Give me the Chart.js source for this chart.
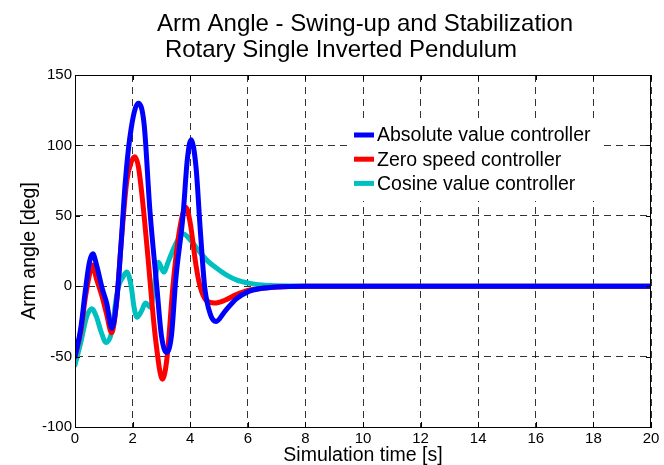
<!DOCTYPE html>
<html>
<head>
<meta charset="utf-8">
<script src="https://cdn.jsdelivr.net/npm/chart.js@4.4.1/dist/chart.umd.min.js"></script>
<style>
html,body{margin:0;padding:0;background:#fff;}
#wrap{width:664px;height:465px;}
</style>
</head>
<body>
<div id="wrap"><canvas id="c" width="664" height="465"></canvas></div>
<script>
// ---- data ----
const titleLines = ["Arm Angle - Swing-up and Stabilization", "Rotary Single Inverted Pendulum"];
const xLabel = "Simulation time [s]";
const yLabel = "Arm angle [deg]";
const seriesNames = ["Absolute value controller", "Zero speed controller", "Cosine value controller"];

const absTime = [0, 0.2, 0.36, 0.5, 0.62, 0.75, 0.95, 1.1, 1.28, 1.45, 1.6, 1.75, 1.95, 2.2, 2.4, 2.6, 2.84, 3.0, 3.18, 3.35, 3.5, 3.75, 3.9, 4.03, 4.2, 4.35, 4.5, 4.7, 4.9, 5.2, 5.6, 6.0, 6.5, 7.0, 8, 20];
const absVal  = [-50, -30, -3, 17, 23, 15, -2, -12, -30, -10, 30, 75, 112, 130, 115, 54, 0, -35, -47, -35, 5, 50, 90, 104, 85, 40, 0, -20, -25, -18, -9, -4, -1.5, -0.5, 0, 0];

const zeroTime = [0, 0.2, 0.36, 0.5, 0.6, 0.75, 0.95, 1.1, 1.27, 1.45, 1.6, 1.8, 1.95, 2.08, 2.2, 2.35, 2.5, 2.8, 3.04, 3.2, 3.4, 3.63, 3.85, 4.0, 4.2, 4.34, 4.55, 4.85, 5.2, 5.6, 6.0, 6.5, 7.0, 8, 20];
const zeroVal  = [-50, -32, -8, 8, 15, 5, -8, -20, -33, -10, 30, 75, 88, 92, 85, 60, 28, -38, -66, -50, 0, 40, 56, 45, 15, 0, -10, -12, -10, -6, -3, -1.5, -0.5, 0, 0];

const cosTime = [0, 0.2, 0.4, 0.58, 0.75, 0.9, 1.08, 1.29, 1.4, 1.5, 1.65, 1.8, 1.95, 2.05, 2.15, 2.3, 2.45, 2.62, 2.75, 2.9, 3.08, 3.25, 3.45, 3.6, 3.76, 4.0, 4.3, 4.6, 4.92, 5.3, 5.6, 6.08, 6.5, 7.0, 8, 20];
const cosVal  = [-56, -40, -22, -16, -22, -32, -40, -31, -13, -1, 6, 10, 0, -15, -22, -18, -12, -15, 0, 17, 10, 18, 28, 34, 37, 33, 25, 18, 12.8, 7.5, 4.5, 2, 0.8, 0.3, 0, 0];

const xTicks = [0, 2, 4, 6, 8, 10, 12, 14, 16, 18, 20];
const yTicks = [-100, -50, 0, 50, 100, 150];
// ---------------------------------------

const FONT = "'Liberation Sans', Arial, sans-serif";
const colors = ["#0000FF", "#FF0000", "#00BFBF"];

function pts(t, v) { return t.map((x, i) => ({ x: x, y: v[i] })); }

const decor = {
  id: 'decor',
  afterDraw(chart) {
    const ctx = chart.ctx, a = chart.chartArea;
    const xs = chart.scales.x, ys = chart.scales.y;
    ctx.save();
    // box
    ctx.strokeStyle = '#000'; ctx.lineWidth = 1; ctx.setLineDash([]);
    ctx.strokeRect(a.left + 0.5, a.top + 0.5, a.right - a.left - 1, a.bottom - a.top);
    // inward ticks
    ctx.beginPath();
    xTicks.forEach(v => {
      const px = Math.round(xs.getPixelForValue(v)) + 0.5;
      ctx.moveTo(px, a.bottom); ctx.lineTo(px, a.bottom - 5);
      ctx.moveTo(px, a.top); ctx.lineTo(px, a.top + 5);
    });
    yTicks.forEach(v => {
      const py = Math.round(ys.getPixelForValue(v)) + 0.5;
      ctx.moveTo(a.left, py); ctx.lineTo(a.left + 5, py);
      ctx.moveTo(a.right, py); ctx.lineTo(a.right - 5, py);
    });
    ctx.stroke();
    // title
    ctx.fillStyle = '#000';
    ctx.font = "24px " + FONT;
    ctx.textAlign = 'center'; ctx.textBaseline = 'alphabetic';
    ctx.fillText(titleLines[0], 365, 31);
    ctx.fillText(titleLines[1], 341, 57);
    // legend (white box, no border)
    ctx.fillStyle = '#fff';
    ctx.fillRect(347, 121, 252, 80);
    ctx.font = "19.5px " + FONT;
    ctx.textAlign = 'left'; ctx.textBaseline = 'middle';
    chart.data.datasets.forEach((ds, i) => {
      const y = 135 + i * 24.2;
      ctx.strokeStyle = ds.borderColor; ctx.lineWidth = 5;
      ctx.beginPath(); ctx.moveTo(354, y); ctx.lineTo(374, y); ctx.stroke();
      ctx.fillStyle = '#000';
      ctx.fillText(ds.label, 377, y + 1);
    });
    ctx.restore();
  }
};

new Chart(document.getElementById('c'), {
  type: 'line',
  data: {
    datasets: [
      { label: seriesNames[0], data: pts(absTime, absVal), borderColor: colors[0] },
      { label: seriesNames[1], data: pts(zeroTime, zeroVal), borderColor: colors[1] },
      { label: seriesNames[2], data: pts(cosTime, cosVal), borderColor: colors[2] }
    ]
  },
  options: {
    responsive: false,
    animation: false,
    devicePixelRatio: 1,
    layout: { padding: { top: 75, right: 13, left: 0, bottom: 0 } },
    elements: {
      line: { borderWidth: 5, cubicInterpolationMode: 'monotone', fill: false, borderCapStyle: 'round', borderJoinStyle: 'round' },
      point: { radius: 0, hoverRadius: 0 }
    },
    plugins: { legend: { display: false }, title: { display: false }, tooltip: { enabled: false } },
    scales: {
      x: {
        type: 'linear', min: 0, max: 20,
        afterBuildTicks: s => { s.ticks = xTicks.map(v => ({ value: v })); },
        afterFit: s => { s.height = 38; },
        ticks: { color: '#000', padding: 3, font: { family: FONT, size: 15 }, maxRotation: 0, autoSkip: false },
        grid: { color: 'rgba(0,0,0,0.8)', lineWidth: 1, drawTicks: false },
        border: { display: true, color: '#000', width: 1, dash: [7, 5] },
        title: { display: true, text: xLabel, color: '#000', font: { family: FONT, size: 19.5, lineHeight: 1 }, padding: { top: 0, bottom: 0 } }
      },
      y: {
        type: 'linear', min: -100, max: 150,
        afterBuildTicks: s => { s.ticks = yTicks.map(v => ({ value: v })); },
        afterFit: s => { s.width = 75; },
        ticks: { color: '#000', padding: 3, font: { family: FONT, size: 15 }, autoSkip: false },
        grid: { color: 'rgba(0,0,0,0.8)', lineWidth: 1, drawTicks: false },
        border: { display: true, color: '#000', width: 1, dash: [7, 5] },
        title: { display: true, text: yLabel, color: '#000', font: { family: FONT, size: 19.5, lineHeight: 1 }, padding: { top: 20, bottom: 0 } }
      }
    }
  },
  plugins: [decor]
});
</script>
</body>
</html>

● **Task objective**: Repeat only what lies between the start of the data and the end of the line containing "-4, -1.5, -0.5, 0, 0];", exactly, with pictures left out.

● **Exercise output**:
Give me the Chart.js source for this chart.
<!DOCTYPE html>
<html>
<head>
<meta charset="utf-8">
<script src="https://cdn.jsdelivr.net/npm/chart.js@4.4.1/dist/chart.umd.min.js"></script>
<style>
html,body{margin:0;padding:0;background:#fff;}
#wrap{width:664px;height:465px;}
</style>
</head>
<body>
<div id="wrap"><canvas id="c" width="664" height="465"></canvas></div>
<script>
// ---- data ----
const titleLines = ["Arm Angle - Swing-up and Stabilization", "Rotary Single Inverted Pendulum"];
const xLabel = "Simulation time [s]";
const yLabel = "Arm angle [deg]";
const seriesNames = ["Absolute value controller", "Zero speed controller", "Cosine value controller"];

const absTime = [0, 0.2, 0.36, 0.5, 0.62, 0.75, 0.95, 1.1, 1.28, 1.45, 1.6, 1.75, 1.95, 2.2, 2.4, 2.6, 2.84, 3.0, 3.18, 3.35, 3.5, 3.75, 3.9, 4.03, 4.2, 4.35, 4.5, 4.7, 4.9, 5.2, 5.6, 6.0, 6.5, 7.0, 8, 20];
const absVal  = [-50, -30, -3, 17, 23, 15, -2, -12, -30, -10, 30, 75, 112, 130, 115, 54, 0, -35, -47, -35, 5, 50, 90, 104, 85, 40, 0, -20, -25, -18, -9, -4, -1.5, -0.5, 0, 0];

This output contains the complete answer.